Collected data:
────────

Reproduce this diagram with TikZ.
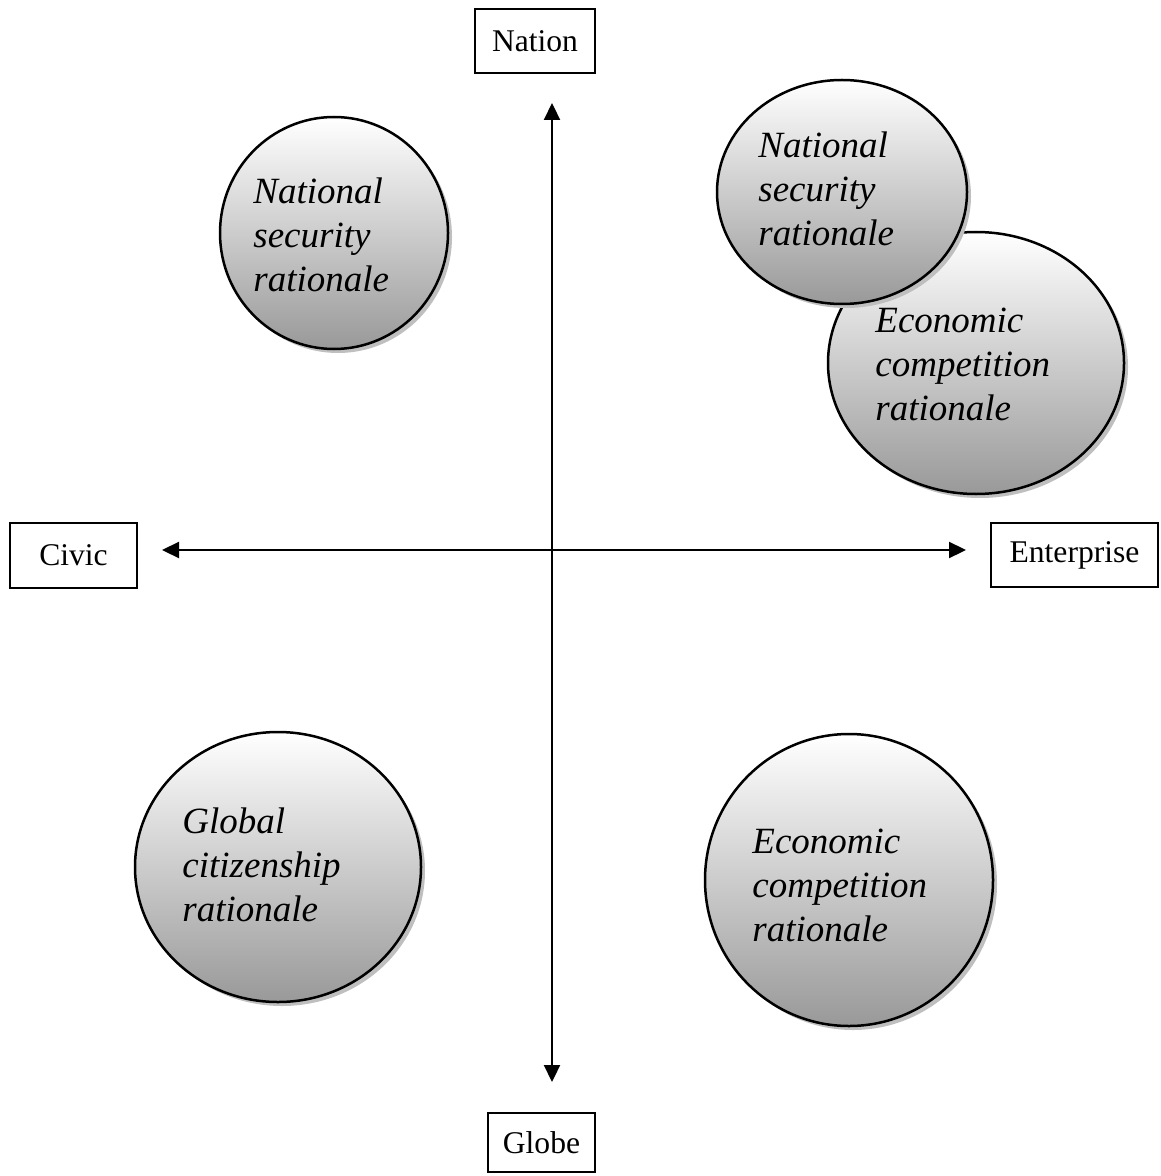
\documentclass[tikz,border=0pt]{standalone}
\usepackage{fontspec}
\setmainfont{Liberation Serif}
\usetikzlibrary{arrows.meta,shapes.geometric,shadows,calc}
\begin{document}
\begin{tikzpicture}[x=0.5pt,y=-0.5pt,
  bubble/.style={ellipse, draw, line width=1.25pt, inner sep=0pt,
    top color=white, bottom color=black!40,
    drop shadow={shadow xshift=2pt, shadow yshift=-2pt, fill=black!25, opacity=1}},
  bubbletext/.style={anchor=west, align=left, inner sep=0pt,
    font=\fontsize{18.5}{22}\selectfont\itshape},
  labelbox/.style={draw, line width=1.1pt, inner sep=0pt,
    font=\fontsize{15.8}{19}\selectfont},
  axisline/.style={line width=1.1pt,
    {Triangle[length=8.5pt,width=8pt]}-{Triangle[length=8.5pt,width=8pt]}}]
\useasboundingbox (0,0) rectangle (1160,1176);

% label boxes
\node[labelbox, minimum width=60pt, minimum height=32pt] (nation) at (535,41) {Nation};
\node[labelbox, minimum width=53.5pt, minimum height=29.5pt] (globe) at (541.5,1142.5) {Globe};
\node[labelbox, minimum width=63.5pt, minimum height=32.5pt] (civic) at (73.5,555.5) {Civic};
\node[labelbox, minimum width=83.5pt, minimum height=32pt] (enterprise) at (1074.5,555) {Enterprise};

% axes
\coordinate (vt) at (552,103);
\coordinate (vb) at (552,1082);
\coordinate (hl) at (162,550);
\coordinate (hr) at (966,550);
\draw[axisline] (vt) -- (vb);
\draw[axisline] (hl) -- (hr);

% bubbles
\node[bubble, minimum width=114pt, minimum height=116pt] (c1) at (334,233) {};
\node[bubble, minimum width=148pt, minimum height=131pt] (c3) at (976,363) {};
\node[bubble, minimum width=125pt, minimum height=112pt] (c2) at (842,192) {};
\node[bubble, minimum width=143pt, minimum height=135pt] (c4) at (278,867) {};
\node[bubble, minimum width=144pt, minimum height=146pt] (c5) at (849,880) {};

\node[bubbletext] (t1) at (253,235) {National\\security\\rationale};
\node[bubbletext] (t2) at (758,189) {National\\security\\rationale};
\node[bubbletext] (t3) at (875,364) {Economic\\competition\\rationale};
\node[bubbletext] (t4) at (182,865) {Global\\citizenship\\rationale};
\node[bubbletext] (t5) at (752,885) {Economic\\competition\\rationale};
\end{tikzpicture}
\end{document}
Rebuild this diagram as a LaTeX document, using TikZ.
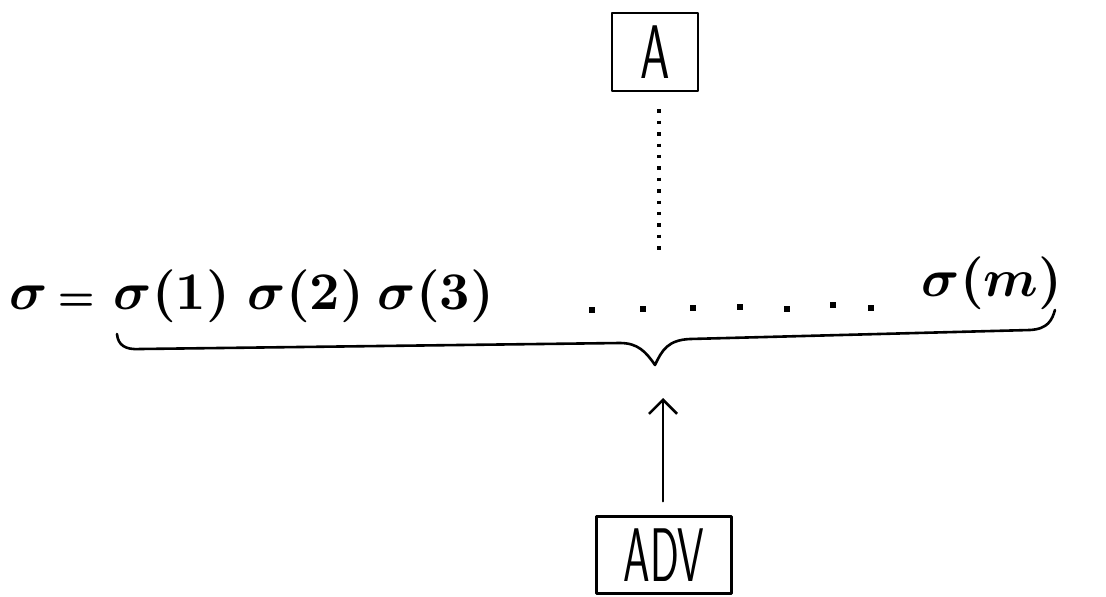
\documentclass[tikz,border=0pt]{standalone}
\usetikzlibrary{arrows.meta,calc}
% sequence terms set in bold math, enlarged
\newcommand\seqterm[1]{\scalebox{5.3}{\boldmath$#1$}}
\begin{document}
\begin{tikzpicture}[x=1pt,y=-1pt,
  ink/.style={line width=2.6pt,line cap=round,line join=round},
  tagbox/.style={draw,ink,inner sep=0pt,font=\fontsize{76}{76}\selectfont\sffamily},
  seq/.style={inner sep=0pt},
  dotmark/.style={rectangle,fill,inner sep=0pt,minimum size=6pt}]
\useasboundingbox (0,0) rectangle (1106,597);

% boxes
\node[tagbox,minimum width=86pt,minimum height=78pt] (A) at (655,52) {\scalebox{0.62}[1]{A}};
\node[tagbox,minimum width=135pt,minimum height=77pt] (adv) at (664,555) {\scalebox{0.56}[1]{ADV}};

% the sequence
\node[seq] (eq) at (52,298) {\seqterm{\sigma\,{\scriptstyle=}}};
\node[seq] (s1) at (172,296) {\seqterm{\sigma(1)}};
\node[seq] (s2) at (306,296) {\seqterm{\sigma(2)}};
\node[seq] (s3) at (436,296) {\seqterm{\sigma(3)}};
\node[seq] (sm) at (992,283) {\seqterm{\sigma(m)}};
\foreach \i/\x/\y in {1/592/310,2/643/309,3/693/308,4/740/307,5/787/309,6/833/305,7/871/308}
  \node[dotmark] (d\i) at (\x,\y) {};

% brace under the sequence
\coordinate (bl) at (117,334);
\coordinate (tip) at (655,365);
\coordinate (br) at (1055,310);
\draw[ink] (bl) .. controls (118,345) and (125,350) .. (140,349)
  -- (620,343) .. controls (638,343) and (646,352) .. (tip)
  .. controls (662,350) and (668,340) .. (690,339)
  -- (1030,330) .. controls (1048,329) and (1052,320) .. (br);

% connectors
\coordinate (dotend) at (659,257);
\draw[line width=3.4pt,dash pattern=on 3.4pt off 8pt] ($(A.south)+(4,17)$) -- (dotend);
\coordinate (arrowtip) at (663,398);
\draw[ink,-{Straight Barb[length=14pt,width=28pt,line width=2.6pt]}] ($(adv.north)+(-1,-14)$) -- (arrowtip);
\end{tikzpicture}
\end{document}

────────

Transcribe the full listing above exactly as it stands, minus the pictures.

Reproduce this diagram with TikZ.
\documentclass[tikz,border=0pt]{standalone}
\usepackage{fontspec}
\setmainfont{Liberation Serif}
\usetikzlibrary{arrows.meta,shapes.geometric,shadows,calc}
\begin{document}
\begin{tikzpicture}[x=0.5pt,y=-0.5pt,
  bubble/.style={ellipse, draw, line width=1.25pt, inner sep=0pt,
    top color=white, bottom color=black!40,
    drop shadow={shadow xshift=2pt, shadow yshift=-2pt, fill=black!25, opacity=1}},
  bubbletext/.style={anchor=west, align=left, inner sep=0pt,
    font=\fontsize{18.5}{22}\selectfont\itshape},
  labelbox/.style={draw, line width=1.1pt, inner sep=0pt,
    font=\fontsize{15.8}{19}\selectfont},
  axisline/.style={line width=1.1pt,
    {Triangle[length=8.5pt,width=8pt]}-{Triangle[length=8.5pt,width=8pt]}}]
\useasboundingbox (0,0) rectangle (1160,1176);

% label boxes
\node[labelbox, minimum width=60pt, minimum height=32pt] (nation) at (535,41) {Nation};
\node[labelbox, minimum width=53.5pt, minimum height=29.5pt] (globe) at (541.5,1142.5) {Globe};
\node[labelbox, minimum width=63.5pt, minimum height=32.5pt] (civic) at (73.5,555.5) {Civic};
\node[labelbox, minimum width=83.5pt, minimum height=32pt] (enterprise) at (1074.5,555) {Enterprise};

% axes
\coordinate (vt) at (552,103);
\coordinate (vb) at (552,1082);
\coordinate (hl) at (162,550);
\coordinate (hr) at (966,550);
\draw[axisline] (vt) -- (vb);
\draw[axisline] (hl) -- (hr);

% bubbles
\node[bubble, minimum width=114pt, minimum height=116pt] (c1) at (334,233) {};
\node[bubble, minimum width=148pt, minimum height=131pt] (c3) at (976,363) {};
\node[bubble, minimum width=125pt, minimum height=112pt] (c2) at (842,192) {};
\node[bubble, minimum width=143pt, minimum height=135pt] (c4) at (278,867) {};
\node[bubble, minimum width=144pt, minimum height=146pt] (c5) at (849,880) {};

\node[bubbletext] (t1) at (253,235) {National\\security\\rationale};
\node[bubbletext] (t2) at (758,189) {National\\security\\rationale};
\node[bubbletext] (t3) at (875,364) {Economic\\competition\\rationale};
\node[bubbletext] (t4) at (182,865) {Global\\citizenship\\rationale};
\node[bubbletext] (t5) at (752,885) {Economic\\competition\\rationale};
\end{tikzpicture}
\end{document}
Rebuild this diagram as a LaTeX document, using TikZ.
\documentclass[tikz,border=0pt]{standalone}
\usetikzlibrary{arrows.meta,calc}
% sequence terms set in bold math, enlarged
\newcommand\seqterm[1]{\scalebox{5.3}{\boldmath$#1$}}
\begin{document}
\begin{tikzpicture}[x=1pt,y=-1pt,
  ink/.style={line width=2.6pt,line cap=round,line join=round},
  tagbox/.style={draw,ink,inner sep=0pt,font=\fontsize{76}{76}\selectfont\sffamily},
  seq/.style={inner sep=0pt},
  dotmark/.style={rectangle,fill,inner sep=0pt,minimum size=6pt}]
\useasboundingbox (0,0) rectangle (1106,597);

% boxes
\node[tagbox,minimum width=86pt,minimum height=78pt] (A) at (655,52) {\scalebox{0.62}[1]{A}};
\node[tagbox,minimum width=135pt,minimum height=77pt] (adv) at (664,555) {\scalebox{0.56}[1]{ADV}};

% the sequence
\node[seq] (eq) at (52,298) {\seqterm{\sigma\,{\scriptstyle=}}};
\node[seq] (s1) at (172,296) {\seqterm{\sigma(1)}};
\node[seq] (s2) at (306,296) {\seqterm{\sigma(2)}};
\node[seq] (s3) at (436,296) {\seqterm{\sigma(3)}};
\node[seq] (sm) at (992,283) {\seqterm{\sigma(m)}};
\foreach \i/\x/\y in {1/592/310,2/643/309,3/693/308,4/740/307,5/787/309,6/833/305,7/871/308}
  \node[dotmark] (d\i) at (\x,\y) {};

% brace under the sequence
\coordinate (bl) at (117,334);
\coordinate (tip) at (655,365);
\coordinate (br) at (1055,310);
\draw[ink] (bl) .. controls (118,345) and (125,350) .. (140,349)
  -- (620,343) .. controls (638,343) and (646,352) .. (tip)
  .. controls (662,350) and (668,340) .. (690,339)
  -- (1030,330) .. controls (1048,329) and (1052,320) .. (br);

% connectors
\coordinate (dotend) at (659,257);
\draw[line width=3.4pt,dash pattern=on 3.4pt off 8pt] ($(A.south)+(4,17)$) -- (dotend);
\coordinate (arrowtip) at (663,398);
\draw[ink,-{Straight Barb[length=14pt,width=28pt,line width=2.6pt]}] ($(adv.north)+(-1,-14)$) -- (arrowtip);
\end{tikzpicture}
\end{document}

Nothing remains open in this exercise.